→ REQUIREMENT:
Write out the entire listing below exactly as it appears, minus any pictures.

→ PROVIDED DATA:

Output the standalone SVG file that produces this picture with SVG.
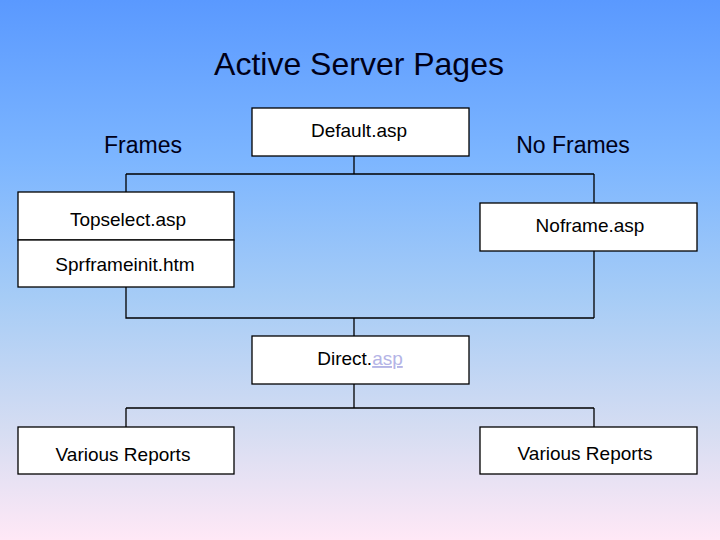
<svg xmlns="http://www.w3.org/2000/svg" width="720" height="540" viewBox="0 0 720 540">
<defs>
<linearGradient id="bg" x1="0" y1="0" x2="0" y2="1">
<stop offset="0" stop-color="#5A99FF"/>
<stop offset="0.3" stop-color="#7DB6FF"/>
<stop offset="0.55" stop-color="#A6CCF6"/>
<stop offset="0.8" stop-color="#D6DDF2"/>
<stop offset="1" stop-color="#FFE8F6"/>
</linearGradient>
<style>
.box{fill:#fff;stroke:#000;stroke-width:1.3}
.t{font-family:"Liberation Sans",Arial,sans-serif;font-size:19px;fill:#000;text-anchor:middle}
.h{font-family:"Liberation Sans",Arial,sans-serif;fill:#000018;text-anchor:middle}
#connectors path{fill:none;stroke:#000;stroke-width:1.3}
</style>
</defs>
<rect width="720" height="540" fill="url(#bg)"/>
<text class="h" x="359" y="75" font-size="32">Active Server Pages</text>
<text class="h" x="143" y="153" font-size="23">Frames</text>
<text class="h" x="573" y="153" font-size="23">No Frames</text>
<g id="connectors">
<path d="M354 156V174M126 174H594M126 174V192M594 174V203"/>
<path d="M126 287V318H594M594 251V318M354 318V336"/>
<path d="M354 384V408M126 408H594M126 408V427M594 408V427"/>
</g>
<g id="default"><rect class="box" x="252" y="108" width="217" height="48"/><text class="t" x="359" y="137">Default.asp</text></g>
<g id="topselect"><rect class="box" x="18" y="192" width="216" height="48"/><text class="t" x="128" y="226">Topselect.asp</text></g>
<g id="sprframeinit"><rect class="box" x="18" y="240" width="216" height="47"/><text class="t" x="125" y="271">Sprframeinit.htm</text></g>
<g id="noframe"><rect class="box" x="480" y="203" width="217" height="48"/><text class="t" x="590" y="232">Noframe.asp</text></g>
<g id="direct"><rect class="box" x="252" y="336" width="217" height="48"/><text class="t" x="360" y="365">Direct.<tspan fill="#B4B4E6" text-decoration="underline">asp</tspan></text></g>
<g id="reports-left"><rect class="box" x="18" y="427" width="216" height="47"/><text class="t" x="123" y="461">Various Reports</text></g>
<g id="reports-right"><rect class="box" x="480" y="427" width="217" height="47"/><text class="t" x="585" y="460">Various Reports</text></g>
</svg>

→ SOLUTION BELOW:
Output the standalone SVG file that produces this picture with SVG.
<svg xmlns="http://www.w3.org/2000/svg" width="720" height="540" viewBox="0 0 720 540">
<defs>
<linearGradient id="bg" x1="0" y1="0" x2="0" y2="1">
<stop offset="0" stop-color="#5A99FF"/>
<stop offset="0.3" stop-color="#7DB6FF"/>
<stop offset="0.55" stop-color="#A6CCF6"/>
<stop offset="0.8" stop-color="#D6DDF2"/>
<stop offset="1" stop-color="#FFE8F6"/>
</linearGradient>
<style>
.box{fill:#fff;stroke:#000;stroke-width:1.3}
.t{font-family:"Liberation Sans",Arial,sans-serif;font-size:19px;fill:#000;text-anchor:middle}
.h{font-family:"Liberation Sans",Arial,sans-serif;fill:#000018;text-anchor:middle}
#connectors path{fill:none;stroke:#000;stroke-width:1.3}
</style>
</defs>
<rect width="720" height="540" fill="url(#bg)"/>
<text class="h" x="359" y="75" font-size="32">Active Server Pages</text>
<text class="h" x="143" y="153" font-size="23">Frames</text>
<text class="h" x="573" y="153" font-size="23">No Frames</text>
<g id="connectors">
<path d="M354 156V174M126 174H594M126 174V192M594 174V203"/>
<path d="M126 287V318H594M594 251V318M354 318V336"/>
<path d="M354 384V408M126 408H594M126 408V427M594 408V427"/>
</g>
<g id="default"><rect class="box" x="252" y="108" width="217" height="48"/><text class="t" x="359" y="137">Default.asp</text></g>
<g id="topselect"><rect class="box" x="18" y="192" width="216" height="48"/><text class="t" x="128" y="226">Topselect.asp</text></g>
<g id="sprframeinit"><rect class="box" x="18" y="240" width="216" height="47"/><text class="t" x="125" y="271">Sprframeinit.htm</text></g>
<g id="noframe"><rect class="box" x="480" y="203" width="217" height="48"/><text class="t" x="590" y="232">Noframe.asp</text></g>
<g id="direct"><rect class="box" x="252" y="336" width="217" height="48"/><text class="t" x="360" y="365">Direct.<tspan fill="#B4B4E6" text-decoration="underline">asp</tspan></text></g>
<g id="reports-left"><rect class="box" x="18" y="427" width="216" height="47"/><text class="t" x="123" y="461">Various Reports</text></g>
<g id="reports-right"><rect class="box" x="480" y="427" width="217" height="47"/><text class="t" x="585" y="460">Various Reports</text></g>
</svg>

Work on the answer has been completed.